The Sentinel Pattern

I was watching a presentation yesterday on InfoQ called Real World Akka Recipes and the presenter discussed a concept that he called a sentinel. In short, it is a process, in this case an Akka actor, that would periodically check the state of the world to see what it should look like and what it does look like. If there is a difference, then perform an appropriate action.

This got me thinking. This looks to be a good pattern for distributed systems where we have inputs and outputs. See, the issue with such systems is that they have a degree of unreliability in them. Packets can be dropped. Services can go down. A variety of different failures can occur. While there are some possible solutions, they can be unreliable and/or have a negative effect on performance. For example, we could try to use acks to know if a message was delivered. However, the ack could be lost. Then, do we really know if the message was or wasn't received?

So, how would this work? Well, since I typically work on ingesting data, let's look at that scenario. So, using Kafka, we have producers and consumers that write to/read from a broker. Consumers are pretty good about reliability since they leverage Zookeeper to know what messages have and have not been consumed. However, producers don't have that ability. Even then, there's always a chance of failure that may not report which messages were processed. So, if we use a sentinel, we can have a process that periodically checks to see what messages have been sent and which have been processed. If there is a difference, then the sentinel can make the producer re-send the messages.
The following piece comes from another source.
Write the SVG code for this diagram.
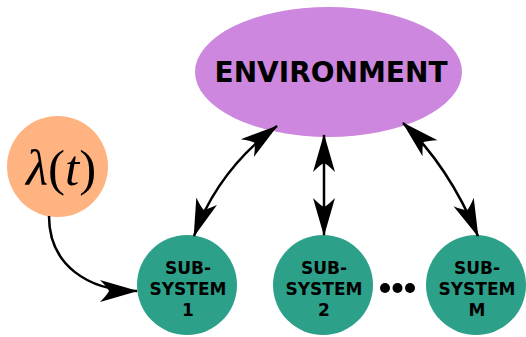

Now, this is one scenario. Other scenarios could be more complex, such as replaying transactions. Or, perhaps the sentinel can't actually fix anything. In this case, the sentinel could instead report that an error has occurred. For example, it could be a transactional system where a record could be modified multiple times. A transaction request could have failed to be executed, but replaying it could have unintended consequences because it's dependent on the state of the data at a specific point in time. In this case, an error would be reported once the sentinel runs and detects that the expected state of the system does not match the current state of the system.

For this to work, the sentinel needs support from other parts of the system. The "producers" will need to keep track of what it expects the state of the system should be or at least a set of transactions that should have occurred. The actual state of the system needs to be able to be queried periodically. Both sides need to be accessible to a process that may be external to the core of the system. I state "may be" because the sentinel could be a process that lives on a separate node or a thread within a piece of software.

To conclude, I find this to be a very interesting concept. While I haven't used it myself yet, it's something that I hope to leverage at some point in time on systems that I work on. To have a clear picture of what went wrong with the potential to recover or at least get a better idea of what went wrong. I don't know for certain how I would implement it in the systems that I work on, but I will keep it in mind as we move forward. Even if I don't get a chance to use it myself, hopefully someone else finds this useful.